2024年1月,東京恵比寿,「即興 ホンマタカシ」展

 東京都写真美術館で「即興 ホンマタカシ」展を見る。ホテルの部屋をカメラ・オブスクラ状態にして撮影された作品だけで構成されている。メインのビジュアルになっている《New York》は画面が4分割されていて,その境界線のあたりが赤くなっているのが意図したものなのか,絶妙のセンスだなあと思っていたら,空港の手荷物検査のX線でネガフィルムが変色してしまったのだという(ニァイズ155号より)。

 「即興」であり「偶然性」を取り込んだ写真たちを前に,「写真」を疑う「写真家」の想いが伝わってきて,少なからず衝撃を受けた写真展。正月に見た日曜美術館の特番内でホンマタカシが,「写真には攻撃的で暴力的な一面がある,それをやめて逆の立場に立ってみた」というような発言(正確には覚えていません)をしていたのが印象的だった。

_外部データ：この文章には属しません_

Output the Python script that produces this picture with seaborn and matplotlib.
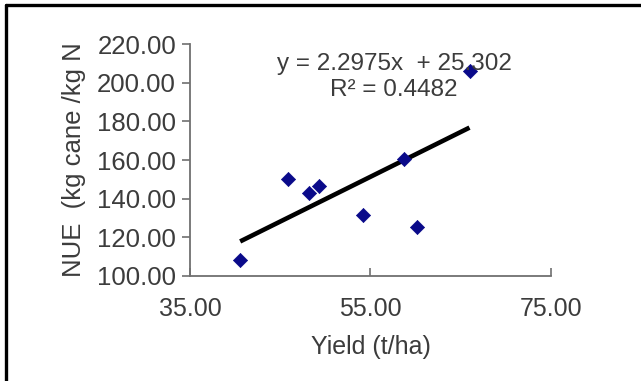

 インタビュー記事にはこんな発言もある。「『笑って,笑って』と被写体に言うのは,事件を起こすってことじゃないですか。それをしない。そう考えると縛りが多いですね。面倒な技法や機材を使い,画面には水平垂直の縛りをし,決定的瞬間を狙わない。」(「アイズ2023」115号pp.3-4)

新年のご挨拶


 新しい年の始まったその日に起きた災厄に心が痛む日々が続きます。北陸の地の皆様の苦しみ哀しみはいかばかりか,お見舞い申し上げます。今は祈るばかりですが,落ち着いたら現地で少しでもお手伝いができればと思う日々。はるか昔日のこと,珠洲のおばあちゃんちに行くことがとても楽しみだった。奥能登芸術祭にでかけてその跡地を見て懐かしい想いに浸ったのが昨日のことのよう。